=== Records provided ===

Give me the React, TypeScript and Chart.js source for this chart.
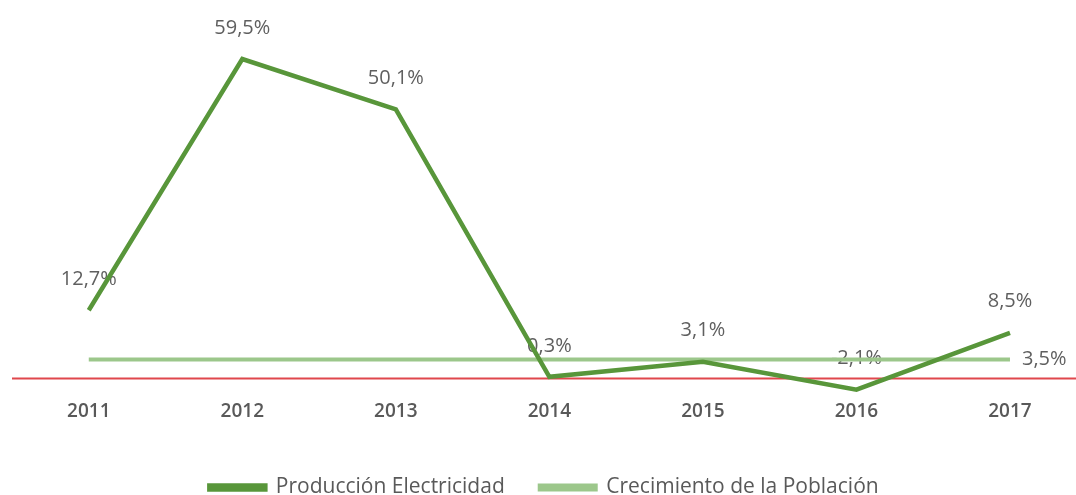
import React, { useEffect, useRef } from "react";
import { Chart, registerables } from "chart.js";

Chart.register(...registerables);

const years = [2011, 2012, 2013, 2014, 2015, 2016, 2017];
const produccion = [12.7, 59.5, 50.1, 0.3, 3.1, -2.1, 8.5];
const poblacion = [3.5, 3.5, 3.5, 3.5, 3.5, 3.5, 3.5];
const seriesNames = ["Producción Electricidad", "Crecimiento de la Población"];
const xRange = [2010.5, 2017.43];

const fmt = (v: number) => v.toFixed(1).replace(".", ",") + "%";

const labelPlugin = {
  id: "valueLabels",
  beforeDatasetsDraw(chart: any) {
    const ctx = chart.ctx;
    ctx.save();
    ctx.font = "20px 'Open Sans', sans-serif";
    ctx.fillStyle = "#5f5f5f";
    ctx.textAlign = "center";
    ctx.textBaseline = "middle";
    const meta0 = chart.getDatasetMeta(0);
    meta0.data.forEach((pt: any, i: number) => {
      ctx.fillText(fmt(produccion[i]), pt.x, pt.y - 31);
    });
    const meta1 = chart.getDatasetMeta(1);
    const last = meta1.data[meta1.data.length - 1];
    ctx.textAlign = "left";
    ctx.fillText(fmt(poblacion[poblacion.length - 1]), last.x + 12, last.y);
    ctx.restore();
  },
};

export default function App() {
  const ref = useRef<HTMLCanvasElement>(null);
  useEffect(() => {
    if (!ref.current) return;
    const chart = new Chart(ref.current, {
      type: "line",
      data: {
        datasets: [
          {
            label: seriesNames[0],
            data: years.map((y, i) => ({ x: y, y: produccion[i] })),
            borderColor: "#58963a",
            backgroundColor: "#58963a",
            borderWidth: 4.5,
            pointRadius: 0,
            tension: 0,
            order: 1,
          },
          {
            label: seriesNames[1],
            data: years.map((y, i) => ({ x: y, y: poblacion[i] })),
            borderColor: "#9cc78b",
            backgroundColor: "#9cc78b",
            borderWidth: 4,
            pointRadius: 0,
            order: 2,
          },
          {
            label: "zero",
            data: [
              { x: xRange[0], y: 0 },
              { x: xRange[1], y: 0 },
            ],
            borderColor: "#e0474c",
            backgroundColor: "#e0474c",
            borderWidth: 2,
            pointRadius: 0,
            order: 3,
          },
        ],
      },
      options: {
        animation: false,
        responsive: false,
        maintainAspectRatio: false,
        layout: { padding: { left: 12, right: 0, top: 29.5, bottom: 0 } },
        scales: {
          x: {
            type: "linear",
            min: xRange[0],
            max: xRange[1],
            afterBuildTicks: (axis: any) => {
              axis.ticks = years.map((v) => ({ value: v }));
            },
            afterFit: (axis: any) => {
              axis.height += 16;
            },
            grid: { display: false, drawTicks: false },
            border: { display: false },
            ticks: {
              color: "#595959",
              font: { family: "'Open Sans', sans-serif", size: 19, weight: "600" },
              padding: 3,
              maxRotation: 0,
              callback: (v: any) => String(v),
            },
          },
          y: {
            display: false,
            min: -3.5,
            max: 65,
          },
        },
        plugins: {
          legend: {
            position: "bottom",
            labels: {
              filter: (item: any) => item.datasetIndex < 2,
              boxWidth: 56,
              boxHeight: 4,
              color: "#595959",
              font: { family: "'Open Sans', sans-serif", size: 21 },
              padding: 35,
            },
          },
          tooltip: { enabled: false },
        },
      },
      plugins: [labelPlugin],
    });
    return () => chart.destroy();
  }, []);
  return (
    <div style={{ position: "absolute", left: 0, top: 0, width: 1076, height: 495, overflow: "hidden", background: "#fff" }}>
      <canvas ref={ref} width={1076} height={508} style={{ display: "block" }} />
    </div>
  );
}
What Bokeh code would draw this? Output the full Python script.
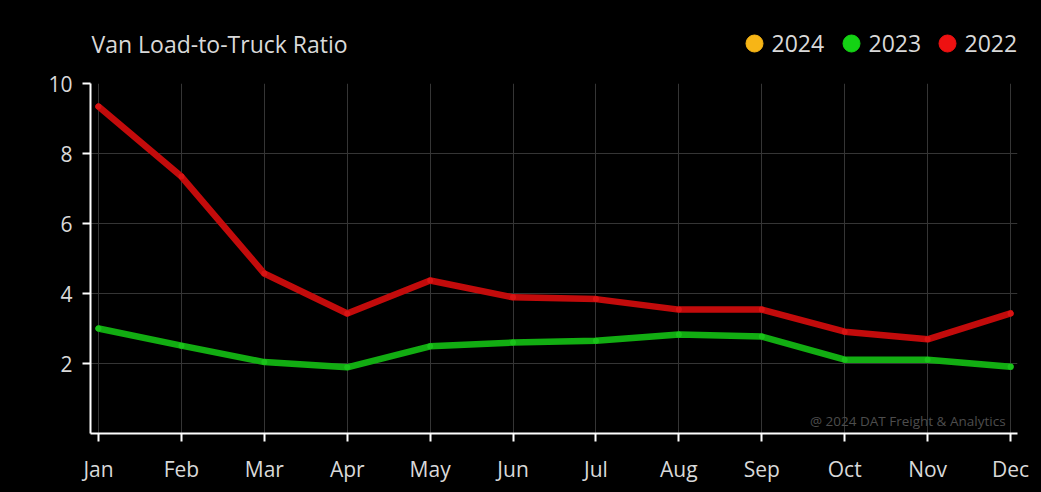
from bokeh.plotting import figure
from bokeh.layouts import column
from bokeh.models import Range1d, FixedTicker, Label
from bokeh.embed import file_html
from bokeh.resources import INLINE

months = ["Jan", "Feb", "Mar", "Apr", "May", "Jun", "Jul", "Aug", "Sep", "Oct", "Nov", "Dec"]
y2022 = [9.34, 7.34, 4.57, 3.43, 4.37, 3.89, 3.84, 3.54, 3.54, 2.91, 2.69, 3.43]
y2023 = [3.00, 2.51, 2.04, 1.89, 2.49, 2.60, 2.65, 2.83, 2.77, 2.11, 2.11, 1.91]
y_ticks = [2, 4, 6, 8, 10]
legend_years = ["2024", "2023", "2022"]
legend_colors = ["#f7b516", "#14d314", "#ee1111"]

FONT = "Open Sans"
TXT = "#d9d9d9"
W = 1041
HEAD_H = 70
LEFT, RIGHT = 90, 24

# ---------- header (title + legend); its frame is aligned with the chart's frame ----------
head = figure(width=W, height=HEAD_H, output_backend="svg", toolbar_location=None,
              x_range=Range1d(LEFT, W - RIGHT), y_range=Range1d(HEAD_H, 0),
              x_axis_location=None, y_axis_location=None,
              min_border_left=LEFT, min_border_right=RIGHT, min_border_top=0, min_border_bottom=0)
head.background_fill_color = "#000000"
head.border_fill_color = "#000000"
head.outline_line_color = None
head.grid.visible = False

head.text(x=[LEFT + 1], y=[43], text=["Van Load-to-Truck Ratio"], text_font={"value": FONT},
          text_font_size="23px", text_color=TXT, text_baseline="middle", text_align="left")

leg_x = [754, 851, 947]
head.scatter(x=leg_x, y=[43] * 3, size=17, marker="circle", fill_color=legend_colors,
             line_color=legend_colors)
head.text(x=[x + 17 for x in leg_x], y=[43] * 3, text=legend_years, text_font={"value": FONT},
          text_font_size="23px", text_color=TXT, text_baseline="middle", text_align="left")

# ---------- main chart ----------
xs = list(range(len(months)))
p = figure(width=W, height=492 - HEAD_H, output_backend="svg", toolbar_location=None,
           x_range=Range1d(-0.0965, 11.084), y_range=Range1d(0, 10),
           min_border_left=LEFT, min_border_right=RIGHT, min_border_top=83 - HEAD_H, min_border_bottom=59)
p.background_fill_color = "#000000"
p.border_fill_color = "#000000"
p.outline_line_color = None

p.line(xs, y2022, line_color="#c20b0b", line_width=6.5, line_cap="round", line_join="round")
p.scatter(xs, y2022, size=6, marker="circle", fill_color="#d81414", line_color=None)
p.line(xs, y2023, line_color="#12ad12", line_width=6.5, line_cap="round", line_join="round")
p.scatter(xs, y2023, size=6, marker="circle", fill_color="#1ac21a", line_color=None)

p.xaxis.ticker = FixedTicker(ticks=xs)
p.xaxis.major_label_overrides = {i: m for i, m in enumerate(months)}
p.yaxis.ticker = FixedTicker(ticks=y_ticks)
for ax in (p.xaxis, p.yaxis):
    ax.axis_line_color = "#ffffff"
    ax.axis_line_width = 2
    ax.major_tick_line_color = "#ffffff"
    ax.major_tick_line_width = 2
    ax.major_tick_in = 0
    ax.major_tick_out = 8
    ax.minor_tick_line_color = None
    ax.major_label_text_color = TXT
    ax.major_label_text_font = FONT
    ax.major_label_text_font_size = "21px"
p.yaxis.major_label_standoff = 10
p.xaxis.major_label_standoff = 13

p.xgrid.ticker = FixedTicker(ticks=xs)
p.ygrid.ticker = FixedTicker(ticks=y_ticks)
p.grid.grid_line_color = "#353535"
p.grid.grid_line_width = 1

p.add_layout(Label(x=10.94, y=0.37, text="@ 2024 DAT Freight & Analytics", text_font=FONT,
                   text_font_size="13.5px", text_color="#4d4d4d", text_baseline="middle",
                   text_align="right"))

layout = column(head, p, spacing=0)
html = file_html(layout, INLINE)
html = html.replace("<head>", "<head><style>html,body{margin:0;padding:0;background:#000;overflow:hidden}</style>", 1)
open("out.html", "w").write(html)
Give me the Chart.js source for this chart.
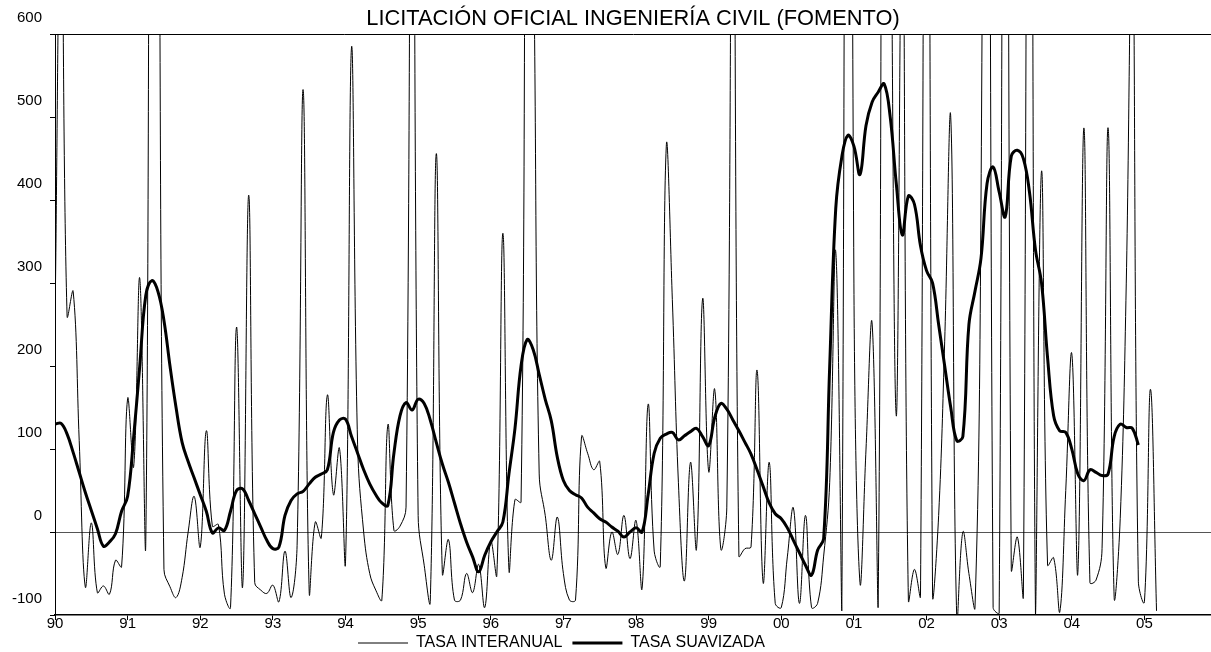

===

__Written exercise__. Write out every line from the entries where "React" appears.

__Completed exercise__.
Give me the React, TypeScript and Chart.js source for this chart.
import React, { useEffect, useRef } from "react";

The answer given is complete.